The main objective of this study was to estimate the compressive strength of bricks using a familiar, user-friendly, and easily available non-destructive test method, i.e., the ultrasonic pulse velocity method. An attempt was made to estimate the compressive strength of bricks by detecting the link between UPV and the compressive strength of bricks of different ages and sources. Ninety bricks of five different ages and from seven different sources were tested for UPV and compressive strength. Only the standard-sized bricks were considered, and the effect of moisture content and porosity of bricks were not considered. The following conclusions can be drawn from this study:

• The UPV value has a direct relation with the strength of the burnt clay brick. A UPV value of 2000 m/s is required to declare a brick as first class, i.e., minimum compressive strength of 10 MPa. A UPV value greater than 3000 m/s indicates a brick with a minimum compressive strength of 15 MPa.

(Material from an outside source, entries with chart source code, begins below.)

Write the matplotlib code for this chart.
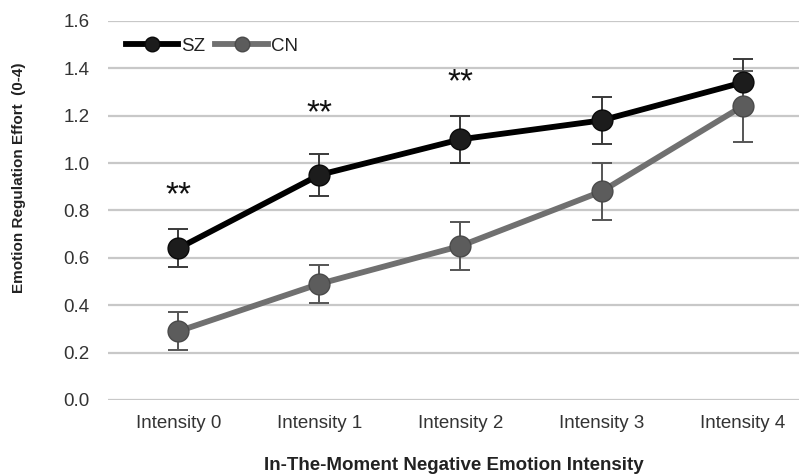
import numpy as np
import matplotlib
matplotlib.use("Agg")
import matplotlib.pyplot as plt

plt.rcParams['font.family'] = ['Liberation Sans', 'DejaVu Sans']

categories = ['Intensity 0', 'Intensity 1', 'Intensity 2', 'Intensity 3', 'Intensity 4']
sz_mean = [0.64, 0.95, 1.10, 1.18, 1.34]
sz_err = [0.08, 0.09, 0.10, 0.10, 0.10]
cn_mean = [0.29, 0.49, 0.65, 0.88, 1.24]
cn_err = [0.08, 0.08, 0.10, 0.12, 0.15]
star_pos = [0, 1, 2]
star_y = [0.86, 1.21, 1.34]
y_ticks = [0.0, 0.2, 0.4, 0.6, 0.8, 1.0, 1.2, 1.4, 1.6]

fig = plt.figure(figsize=(7.99, 4.75), dpi=100)
ax = fig.add_axes([0.135, 0.158, 0.865, 0.798])

x = np.arange(len(categories))

# error bars first, lines on top
ax.errorbar(x, sz_mean, yerr=sz_err, fmt='none', ecolor='#3a3a3a',
            elinewidth=1.4, capsize=7, capthick=1.4, zorder=2)
ax.errorbar(x, cn_mean, yerr=cn_err, fmt='none', ecolor='#555555',
            elinewidth=1.4, capsize=7, capthick=1.4, zorder=2)

ax.plot(x, sz_mean, color='black', lw=4.2, marker='o', ms=15,
        mfc='#1c1c1c', mec='#0a0a0a', label='SZ', zorder=4)
ax.plot(x, cn_mean, color='#707070', lw=4.2, marker='o', ms=15,
        mfc='#5c5c5c', mec='#4a4a4a', label='CN', zorder=3)

for p, yv in zip(star_pos, star_y):
    ax.text(p, yv, '**', ha='center', va='center', fontsize=24, color='#111111')

ax.set_xlim(-0.5, 4.4)
ax.set_ylim(0, 1.6)
ax.set_yticks(y_ticks)
ax.set_yticklabels([f'{t:.1f}' for t in y_ticks], fontsize=13.5, color='#333333')
ax.set_xticks(x)
ax.set_xticklabels(categories, fontsize=13.5, color='#333333')
ax.tick_params(length=0)
ax.tick_params(axis='x', pad=11)
ax.tick_params(axis='y', pad=13)

ax.yaxis.grid(True, color='#c8c8c8', lw=1.6)
ax.set_axisbelow(True)
for s in ax.spines.values():
    s.set_visible(False)

ax.set_ylabel('Emotion Regulation Effort  (0-4)', fontsize=11,
              fontweight='bold', color='#222222')
ax.yaxis.set_label_coords(-0.118, 0.586)
ax.set_xlabel('In-The-Moment Negative Emotion Intensity', fontsize=13.5,
              fontweight='bold', labelpad=18, color='#222222')

leg = ax.legend(loc='upper left', bbox_to_anchor=(0.015, 0.975), ncol=2,
                frameon=False, handlelength=2.8, columnspacing=0.55,
                handletextpad=0.15, fontsize=13.5, markerscale=0.7,
                borderaxespad=0)
for t in leg.get_texts():
    t.set_color('#222222')
for ln in ax.lines:
    ln.set_clip_on(False)

plt.savefig('out.png', dpi=100)
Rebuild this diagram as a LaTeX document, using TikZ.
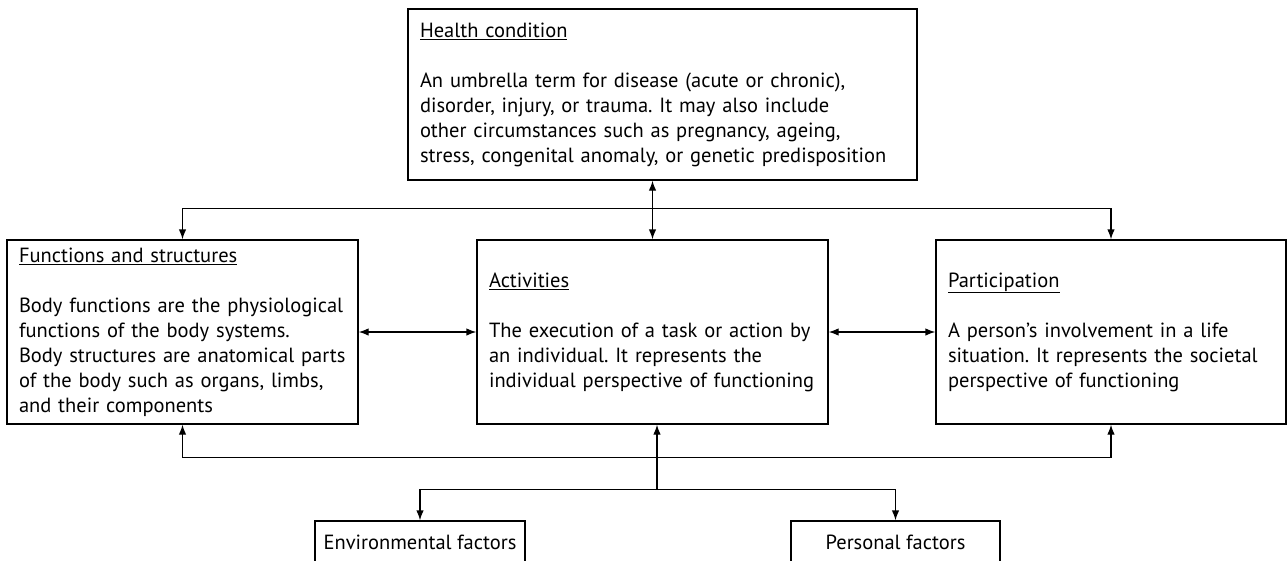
\documentclass[tikz,border=0pt]{standalone}
\usepackage{fontspec}
\setmainfont{PT Sans}
\usetikzlibrary{arrows.meta,calc}
\tikzset{
  box/.style={draw, line width=1.3pt, align=left, inner xsep=12pt, inner ysep=0pt,
    font=\fontsize{20.5}{25}\selectfont, anchor=center},
  smallbox/.style={draw, line width=1.3pt, align=center, inner sep=0pt,
    font=\fontsize{20.5}{25}\selectfont, anchor=center},
  conn/.style={line width=1.3pt, arrows={-Latex[length=10pt,width=7.5pt]}},
  conn2/.style={line width=1.3pt, arrows={Latex[length=10pt,width=7.5pt]-Latex[length=10pt,width=7.5pt]}},
}
\frenchspacing
\begin{document}
\begin{tikzpicture}[x=1pt,y=-1pt]
\useasboundingbox (0,0) rectangle (1287,560);
\node[box, text width=485pt, minimum height=171pt] (hc) at (662.5,94.5)
  {\underline{Health condition}\\[25pt]
   An umbrella term for disease (acute or chronic),\\
   disorder, injury, or trauma. It may also include\\
   other circumstances such as pregnancy, ageing,\\
   stress, congenital anomaly, or genetic predisposition};
\node[box, text width=327pt, minimum height=184pt] (fs) at (182.5,332)
  {\underline{Functions and structures}\\[25pt]
   Body functions are the physiological\\
   functions of the body systems.\\
   Body structures are anatomical parts\\
   of the body such as organs, limbs,\\
   and their components};
\node[box, text width=327pt, minimum height=184pt] (act) at (652.5,332)
  {\underline{Activities}\\[25pt]
   The execution of a task or action by\\
   an individual. It represents the\\
   individual perspective of functioning};
\node[box, text width=326pt, minimum height=184pt] (pa) at (1111,332)
  {\underline{Participation}\\[25pt]
   A person's involvement in a life\\
   situation. It represents the societal\\
   perspective of functioning};
\node[smallbox, minimum width=210pt, minimum height=42pt] (env) at (420,542) {Environmental factors};
\node[smallbox, minimum width=209pt, minimum height=42pt] (pf) at (895.5,542) {Personal factors};

\draw[conn2] (act.north) -- (act.north |- hc.south);
\draw[conn2] (fs.north) -- ++(0,-31) -| (pa.north);
\draw[conn2] (fs.south) -- ++(0,33) -| (pa.south);
\draw[conn2] (fs.east) -- (act.west);
\draw[conn2] (act.east) -- (pa.west);
\coordinate (j) at ($(act.south)+(4.5,65)$);
\draw[conn] (j) -- ($(act.south)+(4.5,0)$);
\draw[conn] (j) -| (env.north);
\draw[conn] (j) -| (pf.north);
\end{tikzpicture}
\end{document}
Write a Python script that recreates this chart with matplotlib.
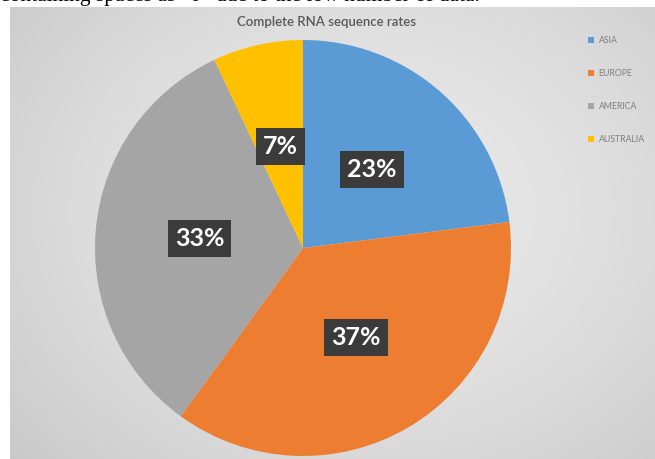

• The UPV test can be used for assessing the compressive strength of new bricks with an accuracy of more than 80%.
• The case study example of a 100-year-old structure shows that the proposed quality assessment criteria based on UPV can be used to fairly assess the compressive strength of old bricks used in existing structures.

Generalizing the proposed quality assessment criteria to differentiate second- and third-class bricks, and considering the density, durability, and water absorption characteristics in addition to the compressive strength of the bricks will be the focus of research in the continuation of this study.